Among the artists who will be represented in “The Art of Freedom” is Ernst Neizvestny, a Soviet Jewish emigre who is regarded as the most important artistic figure to quit the Soviet Union since Kandinsky and Chagall.

Neizvestny, who emigrated from Moscow in 1976 after years of harassment and now has a studio in the Soho section of New York City, will show a series of 10 recent paintings and drawings on the theme of “Yiskor,” which he has described as “expressing the anguish of the Jewish people for their martyrs through the ages.” These are new works that could not be shown in the USSR, which prohibits the display of religious expression on canvas. The exhibit marks his first showing since he arrived in the United States.

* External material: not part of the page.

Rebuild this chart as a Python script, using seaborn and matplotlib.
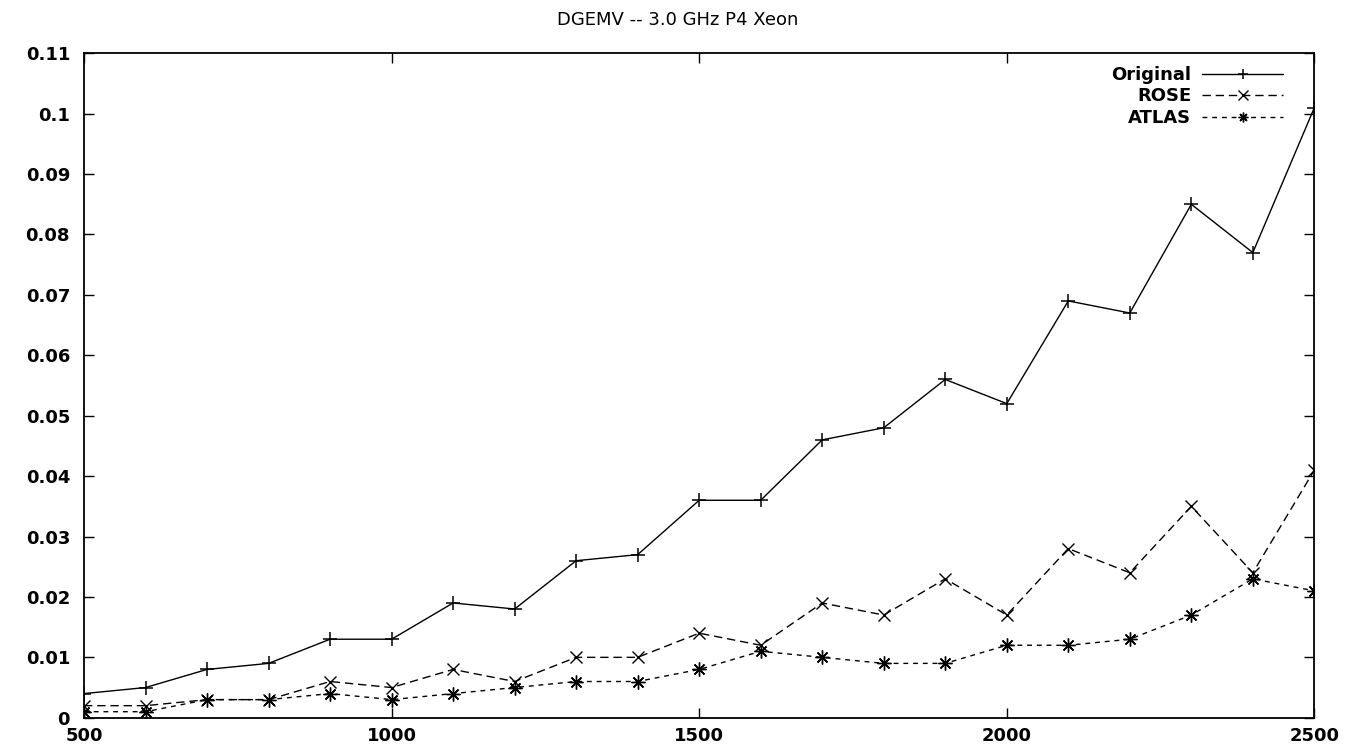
import matplotlib
matplotlib.use('Agg')
import matplotlib.pyplot as plt
import matplotlib.ticker as mticker
import seaborn as sns

# Data
sizes = [500, 600, 700, 800, 900, 1000, 1100, 1200, 1300, 1400, 1500,
         1600, 1700, 1800, 1900, 2000, 2100, 2200, 2300, 2400, 2500]
original = [0.004, 0.005, 0.008, 0.009, 0.013, 0.013, 0.019, 0.018, 0.026, 0.027, 0.036,
            0.036, 0.046, 0.048, 0.056, 0.052, 0.069, 0.067, 0.085, 0.077, 0.101]
rose = [0.002, 0.002, 0.003, 0.003, 0.006, 0.005, 0.008, 0.006, 0.010, 0.010, 0.014,
        0.012, 0.019, 0.017, 0.023, 0.017, 0.028, 0.024, 0.035, 0.024, 0.041]
atlas = [0.001, 0.001, 0.003, 0.003, 0.004, 0.003, 0.004, 0.005, 0.006, 0.006, 0.008,
         0.011, 0.010, 0.009, 0.009, 0.012, 0.012, 0.013, 0.017, 0.023, 0.021]

x_ticks = [500, 1000, 1500, 2000, 2500]
y_ticks = [0, 0.01, 0.02, 0.03, 0.04, 0.05, 0.06, 0.07, 0.08, 0.09, 0.1, 0.11]

sns.set_style('ticks')
plt.rcParams['font.family'] = ['DejaVu Sans']
plt.rcParams['text.color'] = 'black'

fig = plt.figure(figsize=(13.55, 7.5), dpi=100)
ax = fig.add_axes([0.062, 0.043, 0.908, 0.886])

style = dict(ax=ax, color='black', linewidth=1, markeredgecolor='black')
sns.lineplot(x=sizes, y=original, marker='+', markersize=10,
             markeredgewidth=1.1, label='Original', **style)
sns.lineplot(x=sizes, y=rose, marker='x', markersize=8,
             markeredgewidth=1.0, label='ROSE', **style)
sns.lineplot(x=sizes, y=atlas, marker=(8, 2, 0), markersize=10,
             markeredgewidth=1.0, label='ATLAS', **style)

# gnuplot-like dash patterns
ax.lines[1].set_dashes((6, 3.5))
ax.lines[2].set_dashes((3.5, 3.5))

ax.set_xlim(500, 2500)
ax.set_ylim(0, 0.11)
ax.set_xticks(x_ticks)
ax.set_yticks(y_ticks)
ax.yaxis.set_major_formatter(mticker.FuncFormatter(lambda v, p: f'{v:g}'))

for s in ax.spines.values():
    s.set_visible(True)
    s.set_linewidth(1.3)
    s.set_color('black')
ax.tick_params(direction='in', length=7, width=1, top=True, right=True,
               labelsize=13, colors='black')
ax.tick_params(axis='y', pad=10)
ax.tick_params(axis='x', pad=7)
for t in ax.get_xticklabels() + ax.get_yticklabels():
    t.set_fontweight('bold')

leg = ax.legend(loc='upper right', frameon=False, markerfirst=False,
                prop={'size': 13, 'weight': 'bold'}, handlelength=4.5,
                handletextpad=0.6, labelspacing=0.2, borderaxespad=0.3,
                bbox_to_anchor=(0.985, 1.0))
for t in leg.get_texts():
    t.set_color('black')
for h in leg.get_lines():
    h.set_markersize(7)

fig.suptitle('DGEMV -- 3.0 GHz P4 Xeon', y=0.985, fontsize=13, color='black')

fig.savefig('out.png', dpi=100)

Three other Jewish artists will also show their paintings at the exhibition. They are: Igor Galinin, formerly of Moscow, and Ilya Shenker and Alexander Richter, both from Odessa. “The Art of Freedom” will continue daily (except Saturday) from 9 a.m. to 4 p.m. through April 17. Admission is free. “Russian and Soviet Paintings” at the Metropolitan Museum of Art opens April 16 and continues through June 26.

“None of the modern Russian paintings at the Metropolitan reflects Jewish life or the life of any religious group in the USSR,” according to Rabbi Arthur Hertzberg, president of the American Jewish Congress. He added: “The American Jewish Congress is proud to sponsor this ‘counter-exhibition’ in solidarity with Russian Jews still living under oppression, in sympathy with Jewish artists who live in a state that prohibits the display of religious expression on canvas and in honor of the courage and determination of the handful of Russian Jewish artists who have won their struggle to be free and to express their Jewish identity.”

A graphicist and sculptor, Netzvestny said he left the USSR because “the Soviet authorities did not permit the exhibition of my works that are based on the Bible and Jewish history.”